From the original source:

“Studies suggest that BEV costs may fall further; battery and manufacturing costs, which make up a significant share of total vehicle cost, are decreasing at about 6% each year”

Consumers won’t see all of the reductions in manufacturing and battery costs as lower prices. Some of those savings will go towards larger batteries and making the vehicles profitable for car makers.

“2014 fuel prices are 11 cents per kWh of electricity and $3.48 per gallon of gasoline”

Neither is close to be true anymore thus the lower sales of EVs.

Not too many states are offering $0.11/kWh or lower in electricity cost these days.

The most recent info available at the U.S. Energy Information Agency, for August 2015, shows State electricity prices ranging from a low of 9.36¢ per kWh for Washington State, to a high of 19.20¢ for Connecticut… not counting the very high outliers of Hawaii and Alaska. The national national average is 12.93¢, and I count ten states with electricity prices lower than 11¢.

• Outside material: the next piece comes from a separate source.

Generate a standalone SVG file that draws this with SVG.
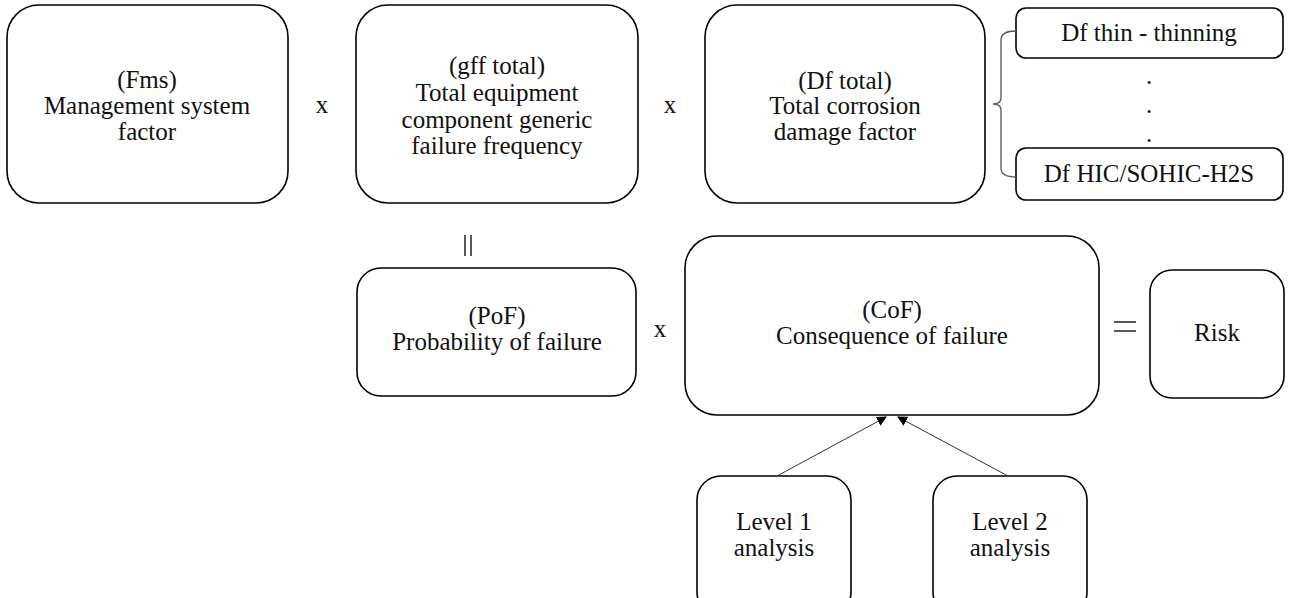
<svg xmlns="http://www.w3.org/2000/svg" width="1291" height="598" viewBox="0 0 1291 598">
<style>
.box{fill:#fff;stroke:#000;stroke-width:1.6}
.eq{stroke:#222;stroke-width:1.5}
.conn{stroke:#333;stroke-width:1;fill:none}
</style>
<defs>
<marker id="ah" markerWidth="10" markerHeight="10" refX="9" refY="5" orient="auto" markerUnits="userSpaceOnUse">
<path d="M0,0 L10,5 L0,10 Z" fill="#000"/>
</marker>
</defs>
<rect width="1291" height="598" fill="#fff"/>
<g fill="#111" font-size="25" text-anchor="middle">
<g id="fms"><rect class="box" x="7" y="5" width="281" height="198" rx="32"/>
<text font-family="Liberation Serif" x="147" y="88">(Fms)</text>
<text font-family="Liberation Serif" x="147" y="114">Management system</text>
<text font-family="Liberation Serif" x="147" y="140">factor</text></g>
<g id="gff"><rect class="box" x="356" y="5" width="282" height="198" rx="32"/>
<text font-family="Liberation Serif" x="497" y="74">(gff total)</text>
<text font-family="Liberation Serif" x="497" y="101">Total equipment</text>
<text font-family="Liberation Serif" x="497" y="128">component generic</text>
<text font-family="Liberation Serif" x="497" y="154">failure frequency</text></g>
<g id="dftotal"><rect class="box" x="705" y="5" width="280" height="198" rx="32"/>
<text font-family="Liberation Serif" x="845" y="89">(Df total)</text>
<text font-family="Liberation Serif" x="845" y="114">Total corrosion</text>
<text font-family="Liberation Serif" x="845" y="140">damage factor</text></g>
<g id="dfthin"><rect class="box" x="1016" y="8" width="267" height="50" rx="10"/>
<text font-family="Liberation Serif" x="1149" y="41">Df thin - thinning</text></g>
<g id="dfhic"><rect class="box" x="1016" y="148" width="267" height="52" rx="10"/>
<text font-family="Liberation Serif" x="1149" y="182">Df HIC/SOHIC-H2S</text></g>
<g id="dots">
<text font-family="Liberation Serif" x="1149" y="84">.</text>
<text font-family="Liberation Serif" x="1149" y="113">.</text>
<text font-family="Liberation Serif" x="1149" y="142">.</text></g>
<g id="pof"><rect class="box" x="357" y="268" width="279" height="128" rx="24"/>
<text font-family="Liberation Serif" x="497" y="324">(PoF)</text>
<text font-family="Liberation Serif" x="497" y="350">Probability of failure</text></g>
<g id="cof"><rect class="box" x="685" y="236" width="414" height="179" rx="32"/>
<text font-family="Liberation Serif" x="892" y="318">(CoF)</text>
<text font-family="Liberation Serif" x="892" y="344">Consequence of failure</text></g>
<g id="risk"><rect class="box" x="1150" y="270" width="134" height="128" rx="22"/>
<text font-family="Liberation Serif" x="1217" y="341">Risk</text></g>
<g id="level1"><rect class="box" x="697" y="476" width="154" height="140" rx="24"/>
<text font-family="Liberation Serif" x="774" y="530">Level 1</text>
<text font-family="Liberation Serif" x="774" y="556">analysis</text></g>
<g id="level2"><rect class="box" x="933" y="476" width="154" height="140" rx="24"/>
<text font-family="Liberation Serif" x="1010" y="530">Level 2</text>
<text font-family="Liberation Serif" x="1010" y="556">analysis</text></g>
<g id="operators">
<text font-family="Liberation Serif" x="322" y="113">x</text>
<text font-family="Liberation Serif" x="670" y="113">x</text>
<text font-family="Liberation Serif" x="660" y="337">x</text>
<line class="eq" x1="465" y1="235" x2="465" y2="256"/>
<line class="eq" x1="471" y1="235" x2="471" y2="256"/>
<line class="eq" x1="1114" y1="322" x2="1136" y2="322"/>
<line class="eq" x1="1114" y1="331" x2="1136" y2="331"/>
</g>
</g>
<g id="connectors">
<path d="M1016,31 Q1001,31 1001,40 L1001,98 Q1001,104 993,104 Q1001,104 1001,110 L1001,168 Q1001,177 1016,177" stroke="#555" stroke-width="1.3" fill="none"/>
<line class="conn" x1="777" y1="476" x2="886" y2="417" marker-end="url(#ah)"/>
<line class="conn" x1="1008" y1="476" x2="898" y2="417" marker-end="url(#ah)"/>
</g>
</svg>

Assuming that Sven is correct in stating that whoever did this analysis didn’t bother to check gas and electricity prices for local areas, then the figures on the graph above are too inaccurate to be useful.

Data requires research

The comments here are hilarious. This data takes time to compile, folks. Getting it through 2014– which it clearly states — was probably enough of a headache for the ICCT. Who do you think funds this stuff? On that note, feel free to make a donation or offer other support for the ICCT. They’re the ones that caught VW with the diesel scandal, too.